**Provided material**

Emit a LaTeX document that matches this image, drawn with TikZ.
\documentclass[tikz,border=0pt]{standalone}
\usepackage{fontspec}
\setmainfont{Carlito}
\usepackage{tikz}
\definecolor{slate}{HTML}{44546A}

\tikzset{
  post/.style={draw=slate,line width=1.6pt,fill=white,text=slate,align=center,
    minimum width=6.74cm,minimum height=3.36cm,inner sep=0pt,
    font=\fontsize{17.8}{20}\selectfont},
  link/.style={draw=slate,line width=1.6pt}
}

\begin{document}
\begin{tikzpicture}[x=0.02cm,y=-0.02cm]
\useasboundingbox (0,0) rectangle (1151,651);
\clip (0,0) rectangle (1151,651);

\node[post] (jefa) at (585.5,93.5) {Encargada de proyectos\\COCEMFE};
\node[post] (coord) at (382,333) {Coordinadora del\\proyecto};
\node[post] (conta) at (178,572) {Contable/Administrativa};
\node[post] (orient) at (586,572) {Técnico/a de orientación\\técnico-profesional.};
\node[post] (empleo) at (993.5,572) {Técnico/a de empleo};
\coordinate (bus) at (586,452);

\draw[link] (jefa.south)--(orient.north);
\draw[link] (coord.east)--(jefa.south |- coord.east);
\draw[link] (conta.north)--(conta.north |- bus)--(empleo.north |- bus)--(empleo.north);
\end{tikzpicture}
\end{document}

**Your task**
From the data above, extract every line in its exact form.

**Response to the exercise**
Emit a LaTeX document that matches this image, drawn with TikZ.
\documentclass[tikz,border=0pt]{standalone}
\usepackage{fontspec}
\setmainfont{Carlito}
\usepackage{tikz}
\definecolor{slate}{HTML}{44546A}

\tikzset{
  post/.style={draw=slate,line width=1.6pt,fill=white,text=slate,align=center,
    minimum width=6.74cm,minimum height=3.36cm,inner sep=0pt,
    font=\fontsize{17.8}{20}\selectfont},
  link/.style={draw=slate,line width=1.6pt}
}

\begin{document}
\begin{tikzpicture}[x=0.02cm,y=-0.02cm]
\useasboundingbox (0,0) rectangle (1151,651);
\clip (0,0) rectangle (1151,651);

\node[post] (jefa) at (585.5,93.5) {Encargada de proyectos\\COCEMFE};
\node[post] (coord) at (382,333) {Coordinadora del\\proyecto};
\node[post] (conta) at (178,572) {Contable/Administrativa};
\node[post] (orient) at (586,572) {Técnico/a de orientación\\técnico-profesional.};
\node[post] (empleo) at (993.5,572) {Técnico/a de empleo};
\coordinate (bus) at (586,452);

\draw[link] (jefa.south)--(orient.north);
\draw[link] (coord.east)--(jefa.south |- coord.east);
\draw[link] (conta.north)--(conta.north |- bus)--(empleo.north |- bus)--(empleo.north);
\end{tikzpicture}
\end{document}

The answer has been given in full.